Magically, my friends and I have been transformed into The Little Guy this year.

We didn’t mean for it to happen. But somehow a lot of us have gone from perfect-toothed dynamic rising-star movers and shakers to hat-holding everymen, shaking our tiny fists at City Hall or corporate HQ. It took only a couple of months. But how?

What were the first signs? Well, the writers’ strike, certainly, which has so many of us marching in unbreakable solidarity and chanting slogans at people for whom this whole dispute just means a few extra hours in which to polish one’s polo trophies or ask the nanny to bring the kids down for an “audience.” [My conception of the very rich is weirdly frozen in some sort of 1930’s Monopoly-guy mode.

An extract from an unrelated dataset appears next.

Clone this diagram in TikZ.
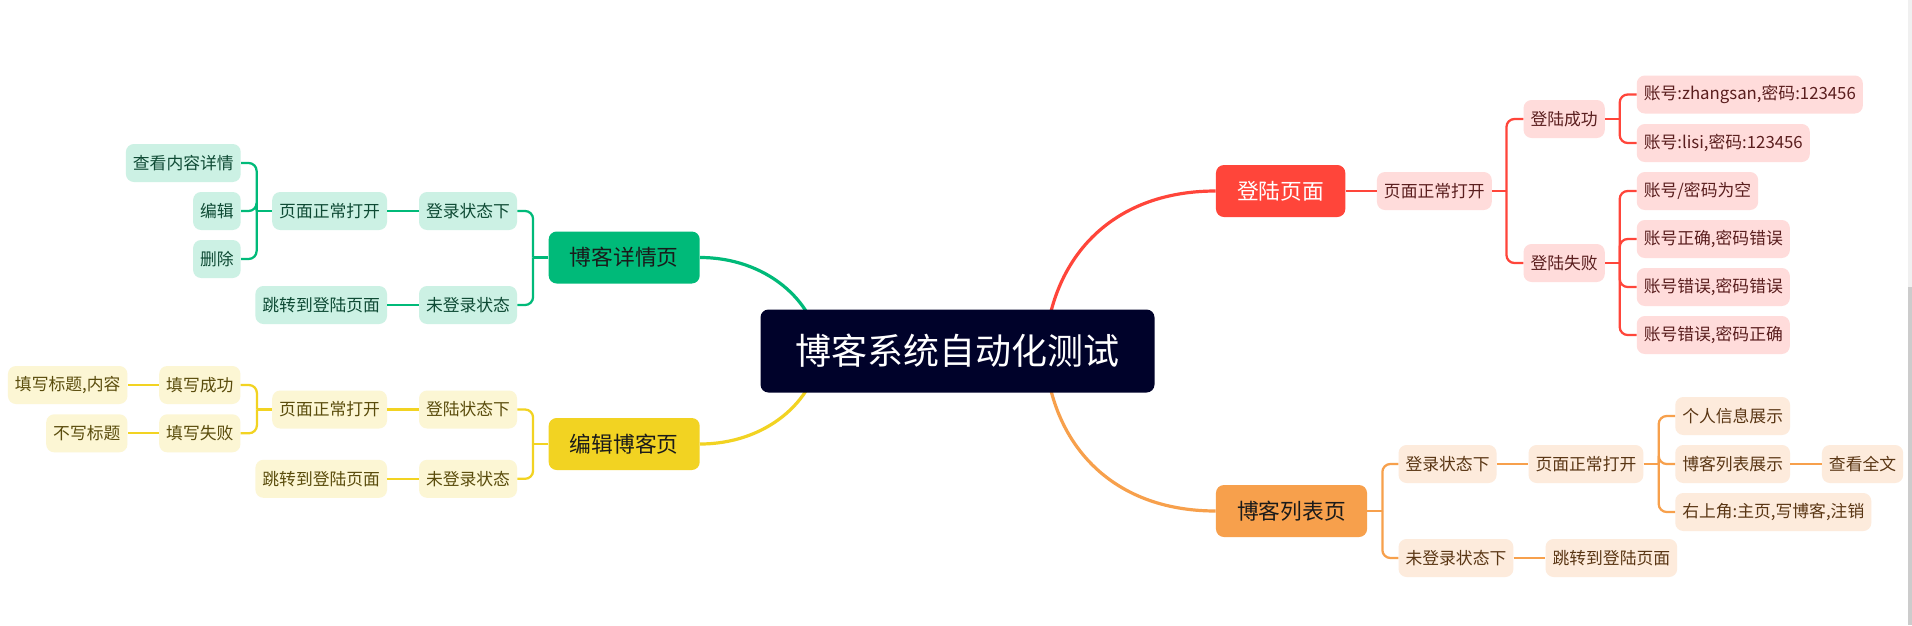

I don’t know why.]

Or maybe it was my recent struggle with The Man, who turned out to be two very unhelpful women and only one actual man.

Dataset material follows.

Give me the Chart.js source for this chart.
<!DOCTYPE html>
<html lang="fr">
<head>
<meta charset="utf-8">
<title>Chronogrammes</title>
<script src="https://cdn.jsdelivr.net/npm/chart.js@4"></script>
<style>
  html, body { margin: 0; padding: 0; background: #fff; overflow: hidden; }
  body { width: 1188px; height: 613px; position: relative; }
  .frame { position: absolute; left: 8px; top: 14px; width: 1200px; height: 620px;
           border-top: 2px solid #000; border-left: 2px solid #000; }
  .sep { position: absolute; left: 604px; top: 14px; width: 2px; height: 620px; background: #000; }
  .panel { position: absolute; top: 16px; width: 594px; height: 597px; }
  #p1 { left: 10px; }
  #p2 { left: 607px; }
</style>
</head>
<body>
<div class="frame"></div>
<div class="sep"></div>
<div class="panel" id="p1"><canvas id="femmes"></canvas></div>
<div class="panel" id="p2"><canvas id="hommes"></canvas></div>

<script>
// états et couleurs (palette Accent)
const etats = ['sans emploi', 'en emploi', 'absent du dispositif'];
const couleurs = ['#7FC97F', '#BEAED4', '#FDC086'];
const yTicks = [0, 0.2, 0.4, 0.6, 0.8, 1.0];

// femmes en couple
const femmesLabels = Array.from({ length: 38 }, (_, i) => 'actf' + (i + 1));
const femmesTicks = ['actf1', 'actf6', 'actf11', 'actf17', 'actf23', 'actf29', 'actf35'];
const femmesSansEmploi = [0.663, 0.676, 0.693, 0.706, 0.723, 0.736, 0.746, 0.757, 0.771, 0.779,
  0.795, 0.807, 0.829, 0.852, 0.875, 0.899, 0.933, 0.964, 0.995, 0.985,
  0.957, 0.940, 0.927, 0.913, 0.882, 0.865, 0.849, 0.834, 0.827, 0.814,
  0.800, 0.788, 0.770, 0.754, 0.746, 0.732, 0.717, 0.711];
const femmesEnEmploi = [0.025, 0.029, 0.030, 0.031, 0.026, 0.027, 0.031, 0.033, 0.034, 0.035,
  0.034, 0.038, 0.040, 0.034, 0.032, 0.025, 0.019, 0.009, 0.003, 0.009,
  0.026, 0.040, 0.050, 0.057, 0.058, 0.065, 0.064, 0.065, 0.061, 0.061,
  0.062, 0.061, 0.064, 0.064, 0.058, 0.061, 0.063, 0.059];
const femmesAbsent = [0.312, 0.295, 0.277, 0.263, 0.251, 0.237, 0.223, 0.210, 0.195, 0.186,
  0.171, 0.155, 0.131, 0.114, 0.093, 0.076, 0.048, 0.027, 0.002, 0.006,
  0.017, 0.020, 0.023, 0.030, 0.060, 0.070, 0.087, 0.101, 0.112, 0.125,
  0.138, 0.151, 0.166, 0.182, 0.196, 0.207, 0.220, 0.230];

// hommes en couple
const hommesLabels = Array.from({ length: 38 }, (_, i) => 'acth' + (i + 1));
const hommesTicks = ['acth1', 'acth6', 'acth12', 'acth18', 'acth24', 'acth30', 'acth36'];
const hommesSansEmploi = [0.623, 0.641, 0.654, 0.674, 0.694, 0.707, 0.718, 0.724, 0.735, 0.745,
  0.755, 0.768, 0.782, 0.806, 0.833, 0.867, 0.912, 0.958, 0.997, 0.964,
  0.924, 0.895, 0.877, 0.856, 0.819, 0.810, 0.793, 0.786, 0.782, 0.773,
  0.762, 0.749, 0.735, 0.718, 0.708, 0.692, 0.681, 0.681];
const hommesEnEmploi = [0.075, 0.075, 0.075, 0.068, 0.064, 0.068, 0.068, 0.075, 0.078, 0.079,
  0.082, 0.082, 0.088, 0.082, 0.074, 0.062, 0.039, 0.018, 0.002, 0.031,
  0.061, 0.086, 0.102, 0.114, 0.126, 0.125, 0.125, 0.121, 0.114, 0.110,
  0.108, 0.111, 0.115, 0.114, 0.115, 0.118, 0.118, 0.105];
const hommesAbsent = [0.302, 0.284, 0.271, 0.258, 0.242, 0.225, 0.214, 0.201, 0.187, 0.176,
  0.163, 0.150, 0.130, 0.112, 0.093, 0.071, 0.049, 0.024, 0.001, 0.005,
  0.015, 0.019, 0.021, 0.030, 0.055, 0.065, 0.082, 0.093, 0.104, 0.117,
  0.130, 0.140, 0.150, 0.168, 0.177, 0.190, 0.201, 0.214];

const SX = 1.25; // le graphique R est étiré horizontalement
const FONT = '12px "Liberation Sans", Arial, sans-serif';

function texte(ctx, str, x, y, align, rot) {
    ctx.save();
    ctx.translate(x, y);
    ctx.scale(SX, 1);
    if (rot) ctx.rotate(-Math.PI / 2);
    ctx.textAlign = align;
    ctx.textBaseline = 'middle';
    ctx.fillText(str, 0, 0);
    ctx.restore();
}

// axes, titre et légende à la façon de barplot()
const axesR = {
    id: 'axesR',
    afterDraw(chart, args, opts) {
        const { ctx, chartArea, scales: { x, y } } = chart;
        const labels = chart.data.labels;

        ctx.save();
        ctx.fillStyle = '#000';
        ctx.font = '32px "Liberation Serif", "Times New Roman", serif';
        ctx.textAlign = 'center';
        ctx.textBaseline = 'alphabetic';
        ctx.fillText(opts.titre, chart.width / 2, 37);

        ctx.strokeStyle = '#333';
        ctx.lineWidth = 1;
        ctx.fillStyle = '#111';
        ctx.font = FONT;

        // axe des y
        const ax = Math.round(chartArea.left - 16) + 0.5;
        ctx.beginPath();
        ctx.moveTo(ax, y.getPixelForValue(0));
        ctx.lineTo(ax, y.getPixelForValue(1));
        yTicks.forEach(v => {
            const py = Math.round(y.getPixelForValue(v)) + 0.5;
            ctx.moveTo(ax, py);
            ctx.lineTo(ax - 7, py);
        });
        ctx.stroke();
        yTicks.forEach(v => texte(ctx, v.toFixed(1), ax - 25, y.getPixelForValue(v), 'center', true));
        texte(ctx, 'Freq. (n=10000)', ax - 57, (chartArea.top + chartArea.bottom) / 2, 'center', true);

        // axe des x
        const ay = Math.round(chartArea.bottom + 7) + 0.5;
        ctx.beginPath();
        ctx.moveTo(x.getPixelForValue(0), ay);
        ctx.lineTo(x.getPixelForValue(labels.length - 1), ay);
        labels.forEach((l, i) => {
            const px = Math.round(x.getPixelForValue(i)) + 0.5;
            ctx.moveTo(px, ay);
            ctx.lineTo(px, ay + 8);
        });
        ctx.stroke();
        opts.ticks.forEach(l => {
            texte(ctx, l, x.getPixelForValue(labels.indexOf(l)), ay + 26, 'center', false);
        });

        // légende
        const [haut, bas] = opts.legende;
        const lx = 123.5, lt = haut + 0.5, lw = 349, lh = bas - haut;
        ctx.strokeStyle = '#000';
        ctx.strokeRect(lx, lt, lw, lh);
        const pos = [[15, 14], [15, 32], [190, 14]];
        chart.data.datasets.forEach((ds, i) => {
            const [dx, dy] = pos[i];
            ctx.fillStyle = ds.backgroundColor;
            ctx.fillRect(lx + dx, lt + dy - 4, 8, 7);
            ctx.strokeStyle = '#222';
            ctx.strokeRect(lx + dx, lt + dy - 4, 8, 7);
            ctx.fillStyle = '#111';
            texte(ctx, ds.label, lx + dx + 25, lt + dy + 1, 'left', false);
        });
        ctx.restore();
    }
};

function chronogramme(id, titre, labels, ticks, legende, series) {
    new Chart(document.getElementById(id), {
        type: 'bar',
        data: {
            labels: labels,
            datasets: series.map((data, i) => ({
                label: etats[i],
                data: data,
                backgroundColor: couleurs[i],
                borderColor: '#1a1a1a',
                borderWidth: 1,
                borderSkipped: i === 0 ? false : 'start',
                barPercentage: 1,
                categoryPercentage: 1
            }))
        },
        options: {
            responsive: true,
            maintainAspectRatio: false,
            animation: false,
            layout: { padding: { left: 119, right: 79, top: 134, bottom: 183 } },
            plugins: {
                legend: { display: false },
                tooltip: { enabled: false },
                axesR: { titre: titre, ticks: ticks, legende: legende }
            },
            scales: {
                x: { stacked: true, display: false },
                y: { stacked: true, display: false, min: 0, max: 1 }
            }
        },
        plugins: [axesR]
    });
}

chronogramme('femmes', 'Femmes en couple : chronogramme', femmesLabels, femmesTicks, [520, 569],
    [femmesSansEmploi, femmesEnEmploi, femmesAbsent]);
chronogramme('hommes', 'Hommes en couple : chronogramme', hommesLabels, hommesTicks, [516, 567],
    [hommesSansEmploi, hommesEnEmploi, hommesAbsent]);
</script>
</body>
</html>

Whatever the reason, somehow my peers and I have contracted acute Lomanitis, and we seem to spend our days stammering impotently over mahogany desks at overfed figures puffing fat cigars while fiddling impatiently with their watch fobs (see above. Sorry.). Some recent examples:

My friend Todd had his work for Radar Magazine blatantly, unabashedly plagiarized by The Times of London. And then, rather than apologize, they removed it! Read the chronicle of it here, on Todd’s site, but only if you favor stories where the little guy not only trembles in righteous fury but also gets insulted for his pains.

At least we’re fighting back, we sudden lumpenproles (by the way, if you don’t have the Sudden Lümpenproles’ new album, “Predawn Mopfest,” you’re really missing something special). Oh yes, fighting back. My friend Chris recently edited this new book:

Chris fights back!

All the book’s proceeds benefit a charity called Develop Don’t Destroy Brooklyn, whose aim is to stop developer Bruce Ratner from burying a perfectly good neighborhood under 17 new and unasked-for skyscrapers. It (the book, not the skyscrapers) features Brooklyncentric nonfiction from some of “today’s most celebrated writers.”

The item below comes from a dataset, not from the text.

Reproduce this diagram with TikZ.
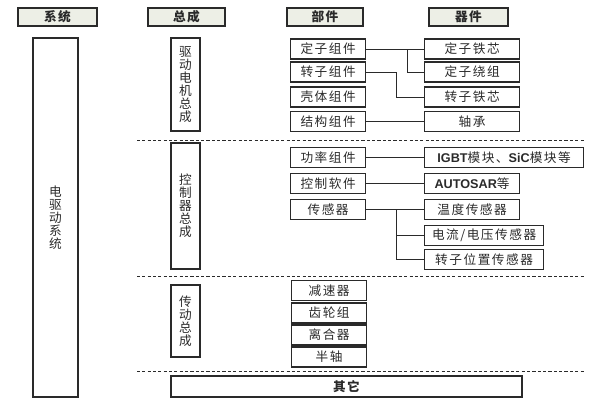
\documentclass[tikz,border=0pt]{standalone}
\usepackage{fontspec}
\setmainfont[LetterSpace=12]{Noto Sans CJK SC}
\newfontfamily\lat{Liberation Sans}
\definecolor{headfill}{HTML}{EDEFE6}
\definecolor{linegray}{HTML}{2A2A2A}
\def\px{0.025cm}
\tikzset{
	box/.style={draw=linegray, line width=0.85pt, text=linegray, inner sep=0pt,
		font=\fontsize{9}{9.3}\selectfont, minimum height=20*\px},
	headbox/.style={box, fill=headfill, minimum height=18*\px, font=\fontsize{9}{9.3}\selectfont\bfseries},
	vbox/.style={box, align=center, minimum width=29*\px},
	partbox/.style={box, anchor=west, minimum width=75*\px},
	devbox/.style={box, anchor=west, minimum width=95*\px},
	link/.style={draw=linegray, line width=0.7pt},
	sep/.style={draw=linegray, line width=0.7pt, dash pattern=on 2.2pt off 1.6pt}
}
\begin{document}
\begin{tikzpicture}[x=\px, y=-\px]
	\useasboundingbox (0,0) rectangle (600,401);
	% headers
	\node[headbox, minimum width=79*\px] (hsys)  at (57.5,17)  {系统};
	\node[headbox, minimum width=77*\px] (hasm)  at (186.5,17) {总成};
	\node[headbox, minimum width=76*\px] (hpart) at (325,17)   {部件};
	\node[headbox, minimum width=79*\px] (hdev)  at (468.5,17) {器件};
	%
	\node[vbox, minimum width=45*\px, minimum height=359*\px] (sys) at (55.5,217.5) {电\\驱\\动\\系\\统};
	%
	\node[vbox, minimum height=93*\px]  (motor) at (185.5,84.5) {驱\\动\\电\\机\\总\\成};
	\node[vbox, minimum height=126*\px] (ctrl)  at (185.5,206)  {控\\制\\器\\总\\成};
	\node[vbox, minimum height=72*\px]  (trans) at (185.5,321)  {传\\动\\总\\成};
	\node[box, minimum width=351*\px, minimum height=21*\px, font=\fontsize{9}{9.3}\selectfont\bfseries] (other) at (346.5,386.5) {其它};
	%
	\draw[sep] (137,140) -- (585,140);
	\draw[sep] (137,276) -- (585,276);
	\draw[sep] (137,371) -- (585,371);
	% motor
	\node[partbox] (stator)  at (290,49)    {定子组件};
	\node[partbox] (rotor)   at (290,72)    {转子组件};
	\node[partbox] (housing) at (290,97)    {壳体组件};
	\node[partbox] (struct)  at (290,121.5) {结构组件};
	\node[devbox] (score)   at (424,49)    {定子铁芯};
	\node[devbox] (swind)   at (424,72)    {定子绕组};
	\node[devbox] (rcore)   at (424,97)    {转子铁芯};
	\node[devbox] (bearing) at (424,121.5) {轴承};
	%
	\draw[link] (stator.east) -- (score.west);
	\path (score.west) ++(-17,0) coordinate (sj);
	\draw[link] (sj) |- (swind.west);
	\draw[link] (rotor.east) -- ++(30,0) |- (rcore.west);
	\draw[link] (struct.east) -- (bearing.west);
	% controller
	\node[partbox] (power)  at (290,157.5) {功率组件};
	\node[partbox] (soft)   at (290,183.5) {控制软件};
	\node[partbox] (sensor) at (290,209.5) {传感器};
	\node[devbox, minimum width=159*\px] (igbt) at (424,157.5) {{\lat\bfseries IGBT}模块、{\lat\bfseries SiC}模块等};
	\node[devbox] (autosar) at (424,183.5) {{\lat\bfseries AUTOSAR}等};
	\node[devbox] (temp) at (424,209.5) {温度传感器};
	\node[devbox, minimum width=119*\px] (curr) at (424,235.5) {电流/电压传感器};
	\node[devbox, minimum width=119*\px] (rpos) at (424,259.5) {转子位置传感器};
	%
	\draw[link] (power.east) -- (igbt.west);
	\draw[link] (soft.east) -- (autosar.west);
	\draw[link] (sensor.east) -- (temp.west);
	\path (sensor.east) ++(30,0) coordinate (tj);
	\draw[link] (tj) |- (curr.west);
	\draw[link] (tj) |- (rpos.west);
	% transmission
	\node[partbox] (reducer) at (291,290.5) {减速器};
	\node[partbox] (gears)   at (291,313)   {齿轮组};
	\node[partbox] (clutch)  at (291,335)   {离合器};
	\node[partbox] (shaft)   at (291,357)   {半轴};
\end{tikzpicture}
\end{document}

Though not, oddly, 10-year Brooklyn resident (and literary lion) Adam Felber. What!? Now that raises a conundrum - does that make my pal Chris simultaneously the Little Guy and the Man? Is that even possible? Is their a special yoga class that teaches you to lower your boot onto your own neck? And where do I sign up?

Chris’ class indeterminacy notwithstanding, I highly recommend the book. It’s got great writers, benefits a worthy cause, and anything that’s got Jonathan Lethem’s work in it is worth your time. And besides, through strike, fraud, and rapacious development, we little guys have to stick together - it’s our only hope for someday heartlessly oppressing other people while we laugh carelessly in our high-backed ostrich leather armchairs as we watch the good news pour out of the stock ticker through bejeweled monocles. [Again, sorry. I’ll work on that.]